■ What you will do: Begin with the first line of the material and copy each line word for word through the line that contains "const xTickLabels = ['0', '0.02', '0.04'];"; the pictures are left out.

■ ■ ■ ■

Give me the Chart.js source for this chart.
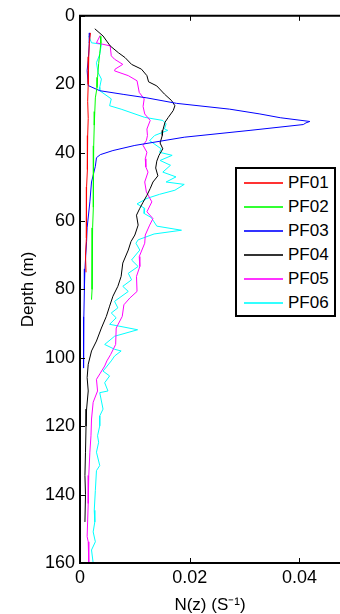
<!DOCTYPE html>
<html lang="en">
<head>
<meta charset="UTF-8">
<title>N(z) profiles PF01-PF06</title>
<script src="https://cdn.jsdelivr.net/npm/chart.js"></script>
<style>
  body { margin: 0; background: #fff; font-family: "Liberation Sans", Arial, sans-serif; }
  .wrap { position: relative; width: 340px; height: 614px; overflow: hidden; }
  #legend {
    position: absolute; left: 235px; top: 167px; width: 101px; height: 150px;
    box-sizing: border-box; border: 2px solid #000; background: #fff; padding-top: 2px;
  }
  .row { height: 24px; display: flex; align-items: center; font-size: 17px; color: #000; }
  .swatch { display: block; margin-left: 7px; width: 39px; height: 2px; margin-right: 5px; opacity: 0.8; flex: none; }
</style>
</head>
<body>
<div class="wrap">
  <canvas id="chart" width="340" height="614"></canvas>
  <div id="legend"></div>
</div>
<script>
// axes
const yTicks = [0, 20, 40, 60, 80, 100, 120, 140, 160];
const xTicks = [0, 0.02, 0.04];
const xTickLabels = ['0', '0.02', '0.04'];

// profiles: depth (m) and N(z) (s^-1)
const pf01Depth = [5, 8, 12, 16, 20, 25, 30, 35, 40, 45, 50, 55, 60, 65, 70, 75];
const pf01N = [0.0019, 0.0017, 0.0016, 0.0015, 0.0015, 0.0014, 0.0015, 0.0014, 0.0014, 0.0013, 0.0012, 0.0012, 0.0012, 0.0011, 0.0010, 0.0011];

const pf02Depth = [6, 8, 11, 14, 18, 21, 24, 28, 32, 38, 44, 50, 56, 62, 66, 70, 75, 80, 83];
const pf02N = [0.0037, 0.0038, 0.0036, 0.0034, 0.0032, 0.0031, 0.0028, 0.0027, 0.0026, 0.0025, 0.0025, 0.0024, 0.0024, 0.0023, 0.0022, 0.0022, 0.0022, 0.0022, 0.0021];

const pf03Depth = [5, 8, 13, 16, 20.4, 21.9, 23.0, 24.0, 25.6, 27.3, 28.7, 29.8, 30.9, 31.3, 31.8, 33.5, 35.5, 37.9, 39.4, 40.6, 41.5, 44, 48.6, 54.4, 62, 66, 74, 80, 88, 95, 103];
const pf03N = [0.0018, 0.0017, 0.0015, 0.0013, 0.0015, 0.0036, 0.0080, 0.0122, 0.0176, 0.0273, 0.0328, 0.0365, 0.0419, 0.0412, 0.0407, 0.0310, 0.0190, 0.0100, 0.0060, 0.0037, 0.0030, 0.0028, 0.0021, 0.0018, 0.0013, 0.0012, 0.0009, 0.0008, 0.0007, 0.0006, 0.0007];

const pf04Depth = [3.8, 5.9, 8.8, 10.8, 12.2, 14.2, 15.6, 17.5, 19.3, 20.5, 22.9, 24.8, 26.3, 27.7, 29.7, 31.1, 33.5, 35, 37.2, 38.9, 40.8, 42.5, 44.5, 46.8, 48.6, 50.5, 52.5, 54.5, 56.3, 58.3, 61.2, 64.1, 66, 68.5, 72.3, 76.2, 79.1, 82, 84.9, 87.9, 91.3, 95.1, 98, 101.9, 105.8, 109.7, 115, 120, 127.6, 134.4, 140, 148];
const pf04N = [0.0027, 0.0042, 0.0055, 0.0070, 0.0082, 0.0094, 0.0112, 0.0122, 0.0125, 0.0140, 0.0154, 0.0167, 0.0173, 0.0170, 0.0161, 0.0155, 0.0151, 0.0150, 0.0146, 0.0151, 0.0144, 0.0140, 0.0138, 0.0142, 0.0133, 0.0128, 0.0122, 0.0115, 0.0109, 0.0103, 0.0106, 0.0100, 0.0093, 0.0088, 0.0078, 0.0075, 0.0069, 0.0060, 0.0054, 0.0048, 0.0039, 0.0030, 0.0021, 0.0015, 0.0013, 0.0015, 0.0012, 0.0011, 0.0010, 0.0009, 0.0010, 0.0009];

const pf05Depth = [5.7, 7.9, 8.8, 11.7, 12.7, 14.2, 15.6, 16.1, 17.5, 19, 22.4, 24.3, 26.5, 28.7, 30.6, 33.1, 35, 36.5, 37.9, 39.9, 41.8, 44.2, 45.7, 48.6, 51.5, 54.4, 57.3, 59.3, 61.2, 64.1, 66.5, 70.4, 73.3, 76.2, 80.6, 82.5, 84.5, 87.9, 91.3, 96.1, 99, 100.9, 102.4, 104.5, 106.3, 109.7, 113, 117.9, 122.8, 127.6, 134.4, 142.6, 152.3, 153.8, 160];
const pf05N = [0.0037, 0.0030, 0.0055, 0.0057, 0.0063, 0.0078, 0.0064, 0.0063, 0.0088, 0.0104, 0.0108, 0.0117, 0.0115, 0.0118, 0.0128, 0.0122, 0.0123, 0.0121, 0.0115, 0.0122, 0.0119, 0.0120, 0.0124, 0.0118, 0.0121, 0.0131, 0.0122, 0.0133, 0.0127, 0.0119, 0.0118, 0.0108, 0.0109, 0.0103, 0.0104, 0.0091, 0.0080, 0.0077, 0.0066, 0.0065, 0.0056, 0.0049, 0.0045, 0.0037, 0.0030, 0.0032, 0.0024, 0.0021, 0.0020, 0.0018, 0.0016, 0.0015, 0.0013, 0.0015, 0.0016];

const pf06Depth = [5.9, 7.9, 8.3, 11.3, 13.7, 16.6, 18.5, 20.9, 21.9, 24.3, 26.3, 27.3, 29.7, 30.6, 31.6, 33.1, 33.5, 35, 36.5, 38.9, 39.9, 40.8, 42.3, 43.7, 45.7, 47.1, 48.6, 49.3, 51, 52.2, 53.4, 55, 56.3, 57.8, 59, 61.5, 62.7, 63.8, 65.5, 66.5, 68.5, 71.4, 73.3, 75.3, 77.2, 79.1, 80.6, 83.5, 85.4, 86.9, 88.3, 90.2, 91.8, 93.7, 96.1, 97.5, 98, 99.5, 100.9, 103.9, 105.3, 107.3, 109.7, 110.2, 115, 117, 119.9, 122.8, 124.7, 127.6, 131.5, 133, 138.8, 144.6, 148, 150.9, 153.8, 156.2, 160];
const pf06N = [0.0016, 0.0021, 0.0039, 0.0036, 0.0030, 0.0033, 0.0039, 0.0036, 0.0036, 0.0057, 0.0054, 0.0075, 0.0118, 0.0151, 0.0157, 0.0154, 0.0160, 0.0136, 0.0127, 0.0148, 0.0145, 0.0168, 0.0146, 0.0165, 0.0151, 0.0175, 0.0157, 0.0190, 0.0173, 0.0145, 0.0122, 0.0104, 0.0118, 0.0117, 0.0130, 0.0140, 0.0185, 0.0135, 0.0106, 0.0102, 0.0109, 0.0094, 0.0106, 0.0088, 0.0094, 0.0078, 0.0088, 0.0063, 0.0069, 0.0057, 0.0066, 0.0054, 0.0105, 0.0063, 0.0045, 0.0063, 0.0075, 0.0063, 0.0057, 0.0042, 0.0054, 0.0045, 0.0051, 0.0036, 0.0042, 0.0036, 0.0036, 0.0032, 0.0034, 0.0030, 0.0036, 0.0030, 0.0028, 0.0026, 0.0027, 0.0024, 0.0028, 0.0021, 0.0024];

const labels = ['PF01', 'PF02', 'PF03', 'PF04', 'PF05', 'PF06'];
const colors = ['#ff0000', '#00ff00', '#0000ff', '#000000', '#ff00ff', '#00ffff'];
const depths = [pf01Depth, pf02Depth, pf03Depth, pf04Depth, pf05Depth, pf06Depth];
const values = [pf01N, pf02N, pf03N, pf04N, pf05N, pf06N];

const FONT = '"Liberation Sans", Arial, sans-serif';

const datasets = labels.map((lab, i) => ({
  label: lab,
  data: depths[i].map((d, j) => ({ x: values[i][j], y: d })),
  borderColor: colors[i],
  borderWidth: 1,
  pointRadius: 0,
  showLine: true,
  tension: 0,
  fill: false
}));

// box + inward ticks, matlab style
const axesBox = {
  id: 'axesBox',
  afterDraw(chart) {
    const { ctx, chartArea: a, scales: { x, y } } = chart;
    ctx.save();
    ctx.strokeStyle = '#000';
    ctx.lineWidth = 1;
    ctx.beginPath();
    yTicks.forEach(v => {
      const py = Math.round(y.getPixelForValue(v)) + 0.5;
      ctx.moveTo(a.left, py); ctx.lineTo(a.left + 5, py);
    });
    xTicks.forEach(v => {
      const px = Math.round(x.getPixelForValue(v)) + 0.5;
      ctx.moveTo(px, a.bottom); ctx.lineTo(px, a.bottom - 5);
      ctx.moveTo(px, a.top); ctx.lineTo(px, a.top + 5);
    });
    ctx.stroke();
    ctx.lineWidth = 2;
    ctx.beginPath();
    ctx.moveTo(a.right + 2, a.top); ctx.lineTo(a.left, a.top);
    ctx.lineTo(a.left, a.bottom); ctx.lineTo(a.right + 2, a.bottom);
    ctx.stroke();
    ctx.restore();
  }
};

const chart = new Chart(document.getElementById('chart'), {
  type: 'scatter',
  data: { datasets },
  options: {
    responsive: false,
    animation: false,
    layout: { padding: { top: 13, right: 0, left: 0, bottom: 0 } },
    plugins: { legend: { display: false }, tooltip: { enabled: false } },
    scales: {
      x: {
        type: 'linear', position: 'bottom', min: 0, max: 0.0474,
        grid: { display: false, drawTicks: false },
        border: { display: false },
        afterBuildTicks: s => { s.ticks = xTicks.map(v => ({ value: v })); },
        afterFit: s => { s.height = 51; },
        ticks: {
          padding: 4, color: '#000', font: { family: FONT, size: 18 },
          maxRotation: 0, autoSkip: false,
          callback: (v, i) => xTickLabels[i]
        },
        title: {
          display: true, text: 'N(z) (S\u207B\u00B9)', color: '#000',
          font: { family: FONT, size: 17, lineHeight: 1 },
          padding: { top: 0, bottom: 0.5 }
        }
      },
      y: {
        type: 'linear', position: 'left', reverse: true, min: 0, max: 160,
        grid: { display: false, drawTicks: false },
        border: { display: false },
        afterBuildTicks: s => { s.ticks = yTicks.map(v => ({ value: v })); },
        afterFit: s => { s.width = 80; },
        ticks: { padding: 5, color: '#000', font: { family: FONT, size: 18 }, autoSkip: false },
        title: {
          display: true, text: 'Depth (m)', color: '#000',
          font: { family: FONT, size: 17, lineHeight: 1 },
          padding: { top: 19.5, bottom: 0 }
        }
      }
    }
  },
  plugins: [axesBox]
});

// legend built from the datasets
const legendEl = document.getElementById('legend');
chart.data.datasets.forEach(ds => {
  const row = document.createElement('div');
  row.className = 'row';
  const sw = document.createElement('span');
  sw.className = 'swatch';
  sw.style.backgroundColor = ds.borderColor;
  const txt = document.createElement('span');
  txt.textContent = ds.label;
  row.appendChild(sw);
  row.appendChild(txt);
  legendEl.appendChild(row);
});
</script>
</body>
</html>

■ ■ ■ ■

■ Reply to the exercise:
Give me the Chart.js source for this chart.
<!DOCTYPE html>
<html lang="en">
<head>
<meta charset="UTF-8">
<title>N(z) profiles PF01-PF06</title>
<script src="https://cdn.jsdelivr.net/npm/chart.js"></script>
<style>
  body { margin: 0; background: #fff; font-family: "Liberation Sans", Arial, sans-serif; }
  .wrap { position: relative; width: 340px; height: 614px; overflow: hidden; }
  #legend {
    position: absolute; left: 235px; top: 167px; width: 101px; height: 150px;
    box-sizing: border-box; border: 2px solid #000; background: #fff; padding-top: 2px;
  }
  .row { height: 24px; display: flex; align-items: center; font-size: 17px; color: #000; }
  .swatch { display: block; margin-left: 7px; width: 39px; height: 2px; margin-right: 5px; opacity: 0.8; flex: none; }
</style>
</head>
<body>
<div class="wrap">
  <canvas id="chart" width="340" height="614"></canvas>
  <div id="legend"></div>
</div>
<script>
// axes
const yTicks = [0, 20, 40, 60, 80, 100, 120, 140, 160];
const xTicks = [0, 0.02, 0.04];
const xTickLabels = ['0', '0.02', '0.04'];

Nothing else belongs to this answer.